**WHAT IS EXPECTED**
Look through the data and write out every line with the word "that" in it.

---- DATA PROVIDED

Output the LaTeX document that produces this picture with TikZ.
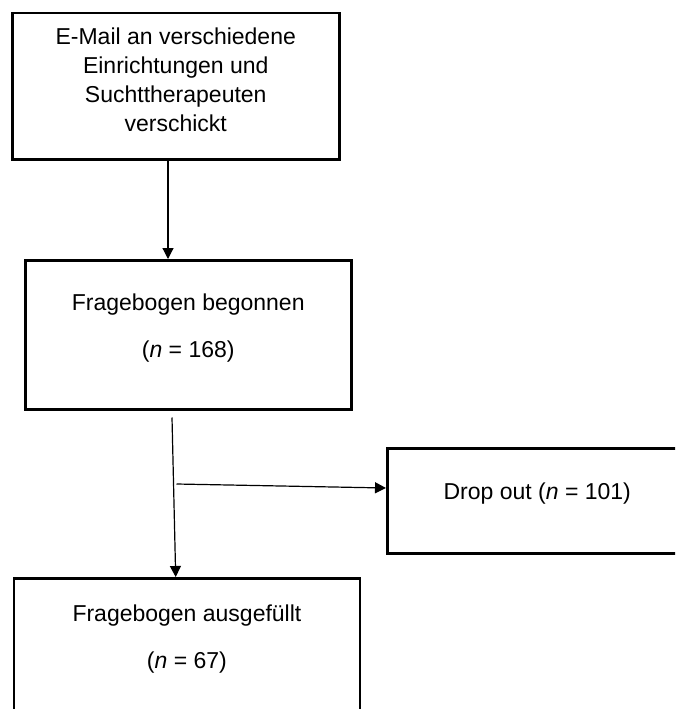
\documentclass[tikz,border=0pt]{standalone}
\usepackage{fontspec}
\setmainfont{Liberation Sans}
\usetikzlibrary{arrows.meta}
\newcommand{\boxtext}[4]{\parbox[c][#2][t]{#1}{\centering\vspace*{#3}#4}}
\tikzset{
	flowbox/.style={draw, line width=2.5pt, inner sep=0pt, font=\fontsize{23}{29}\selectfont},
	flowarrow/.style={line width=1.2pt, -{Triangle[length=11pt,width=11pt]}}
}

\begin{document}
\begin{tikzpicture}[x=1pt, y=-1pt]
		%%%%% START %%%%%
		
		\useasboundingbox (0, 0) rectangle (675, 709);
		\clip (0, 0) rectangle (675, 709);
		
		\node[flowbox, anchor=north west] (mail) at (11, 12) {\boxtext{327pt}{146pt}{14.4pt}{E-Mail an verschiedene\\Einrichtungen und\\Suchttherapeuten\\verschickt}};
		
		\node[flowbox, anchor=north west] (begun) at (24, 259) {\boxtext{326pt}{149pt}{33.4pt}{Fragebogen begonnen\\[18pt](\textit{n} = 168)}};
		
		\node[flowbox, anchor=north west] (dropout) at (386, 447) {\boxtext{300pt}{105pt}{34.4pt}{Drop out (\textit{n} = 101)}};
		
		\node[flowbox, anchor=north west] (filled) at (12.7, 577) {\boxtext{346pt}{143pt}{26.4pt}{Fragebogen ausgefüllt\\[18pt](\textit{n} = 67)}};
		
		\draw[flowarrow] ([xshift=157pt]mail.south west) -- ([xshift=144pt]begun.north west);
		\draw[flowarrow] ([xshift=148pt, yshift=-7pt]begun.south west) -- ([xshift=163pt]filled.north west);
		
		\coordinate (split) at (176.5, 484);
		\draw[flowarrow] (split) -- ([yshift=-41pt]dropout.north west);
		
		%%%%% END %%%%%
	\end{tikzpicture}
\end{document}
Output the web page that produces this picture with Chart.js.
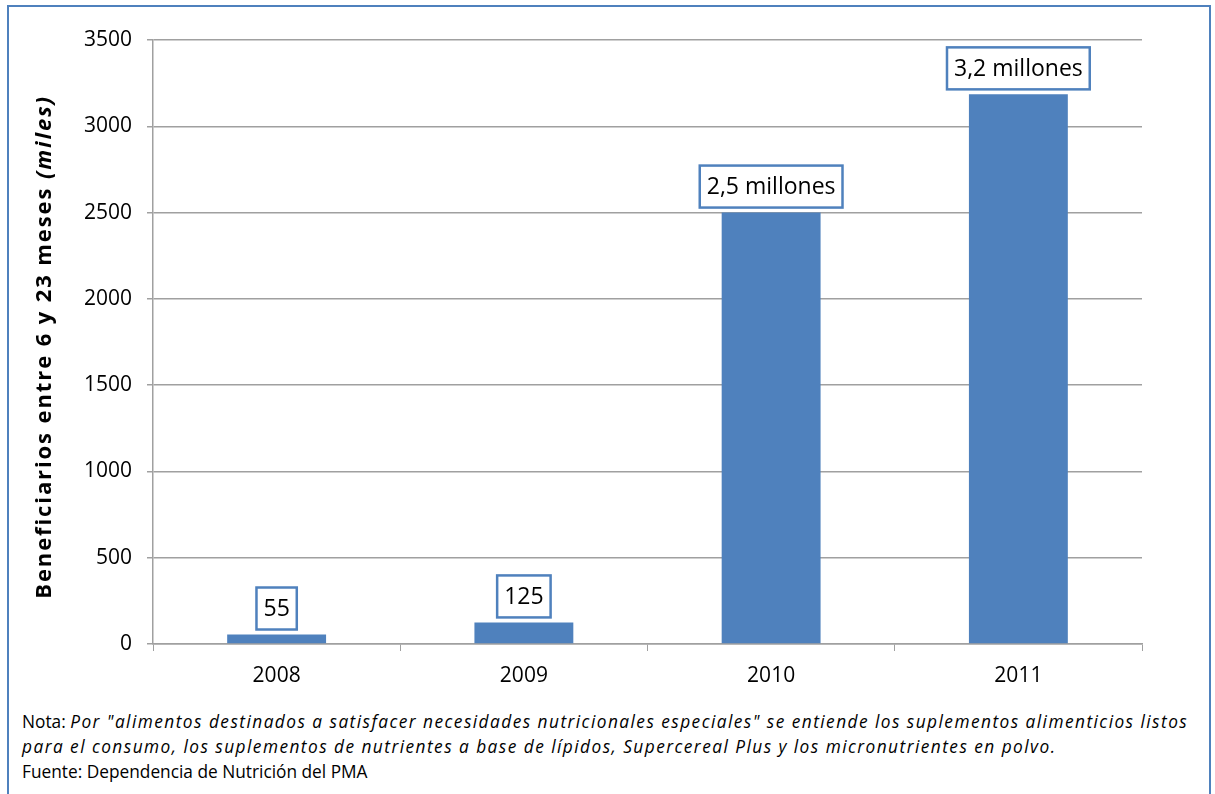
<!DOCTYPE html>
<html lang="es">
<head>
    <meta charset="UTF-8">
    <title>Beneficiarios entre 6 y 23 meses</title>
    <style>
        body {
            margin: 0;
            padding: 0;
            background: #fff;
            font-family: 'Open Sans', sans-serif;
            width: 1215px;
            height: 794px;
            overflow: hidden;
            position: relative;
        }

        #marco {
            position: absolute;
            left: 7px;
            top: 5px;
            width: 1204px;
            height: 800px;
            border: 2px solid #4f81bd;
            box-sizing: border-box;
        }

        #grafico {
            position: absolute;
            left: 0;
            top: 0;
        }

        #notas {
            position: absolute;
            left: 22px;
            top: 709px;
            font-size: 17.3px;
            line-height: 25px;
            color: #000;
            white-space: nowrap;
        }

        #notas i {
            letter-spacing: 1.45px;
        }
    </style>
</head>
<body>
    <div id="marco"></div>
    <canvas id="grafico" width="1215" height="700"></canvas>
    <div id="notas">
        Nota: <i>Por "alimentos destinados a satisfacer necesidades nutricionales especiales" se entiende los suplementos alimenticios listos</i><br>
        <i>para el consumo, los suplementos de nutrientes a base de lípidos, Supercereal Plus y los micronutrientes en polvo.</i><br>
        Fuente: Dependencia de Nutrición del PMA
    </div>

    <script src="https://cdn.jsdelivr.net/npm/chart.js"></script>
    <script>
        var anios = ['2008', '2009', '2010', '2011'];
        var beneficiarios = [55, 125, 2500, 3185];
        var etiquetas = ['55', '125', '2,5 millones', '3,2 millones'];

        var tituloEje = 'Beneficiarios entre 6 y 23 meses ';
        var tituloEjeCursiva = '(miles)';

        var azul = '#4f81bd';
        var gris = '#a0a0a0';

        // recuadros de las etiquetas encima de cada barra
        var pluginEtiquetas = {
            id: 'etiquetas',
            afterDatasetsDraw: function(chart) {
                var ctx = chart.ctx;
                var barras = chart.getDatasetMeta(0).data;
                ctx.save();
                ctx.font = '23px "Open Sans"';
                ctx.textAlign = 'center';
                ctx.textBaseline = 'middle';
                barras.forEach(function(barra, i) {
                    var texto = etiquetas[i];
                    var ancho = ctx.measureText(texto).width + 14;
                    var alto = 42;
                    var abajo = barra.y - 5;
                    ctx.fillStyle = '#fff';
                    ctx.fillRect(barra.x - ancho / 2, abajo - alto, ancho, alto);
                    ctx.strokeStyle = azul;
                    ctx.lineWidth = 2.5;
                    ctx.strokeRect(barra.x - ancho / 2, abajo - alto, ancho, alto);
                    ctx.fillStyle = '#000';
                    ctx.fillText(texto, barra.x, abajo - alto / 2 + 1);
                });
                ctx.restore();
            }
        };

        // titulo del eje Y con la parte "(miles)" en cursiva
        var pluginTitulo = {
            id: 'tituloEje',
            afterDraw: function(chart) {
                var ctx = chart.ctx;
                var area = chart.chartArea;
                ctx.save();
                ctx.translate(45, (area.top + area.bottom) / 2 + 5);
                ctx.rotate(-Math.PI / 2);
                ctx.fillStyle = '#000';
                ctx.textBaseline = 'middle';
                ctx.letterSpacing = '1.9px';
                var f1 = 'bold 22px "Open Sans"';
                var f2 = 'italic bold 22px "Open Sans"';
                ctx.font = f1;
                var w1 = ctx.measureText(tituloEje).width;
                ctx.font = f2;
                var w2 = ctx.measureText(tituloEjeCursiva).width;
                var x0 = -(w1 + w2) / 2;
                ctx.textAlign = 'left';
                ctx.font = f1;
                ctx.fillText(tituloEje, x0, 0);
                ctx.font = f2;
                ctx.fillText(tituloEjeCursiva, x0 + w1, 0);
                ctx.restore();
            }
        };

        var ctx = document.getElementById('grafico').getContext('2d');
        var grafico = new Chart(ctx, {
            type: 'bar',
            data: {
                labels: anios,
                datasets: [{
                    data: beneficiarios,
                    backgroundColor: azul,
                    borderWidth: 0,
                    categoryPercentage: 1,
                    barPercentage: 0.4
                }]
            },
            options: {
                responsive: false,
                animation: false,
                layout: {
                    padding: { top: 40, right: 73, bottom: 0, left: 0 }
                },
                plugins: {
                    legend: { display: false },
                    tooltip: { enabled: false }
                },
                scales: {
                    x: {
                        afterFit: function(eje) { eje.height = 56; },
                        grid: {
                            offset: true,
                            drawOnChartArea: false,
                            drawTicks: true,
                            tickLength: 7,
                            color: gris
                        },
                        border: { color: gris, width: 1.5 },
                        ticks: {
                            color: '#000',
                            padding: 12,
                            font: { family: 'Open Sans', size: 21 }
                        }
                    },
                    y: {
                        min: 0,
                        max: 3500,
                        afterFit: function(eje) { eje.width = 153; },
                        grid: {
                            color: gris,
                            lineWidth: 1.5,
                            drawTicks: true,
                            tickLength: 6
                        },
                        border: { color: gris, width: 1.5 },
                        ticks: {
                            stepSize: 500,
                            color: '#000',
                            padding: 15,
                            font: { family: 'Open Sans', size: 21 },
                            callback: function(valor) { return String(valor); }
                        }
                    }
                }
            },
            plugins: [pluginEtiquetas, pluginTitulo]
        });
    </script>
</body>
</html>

--------

**REPLY TO THE EXERCISE**
Output the LaTeX document that produces this picture with TikZ.
Output the web page that produces this picture with Chart.js.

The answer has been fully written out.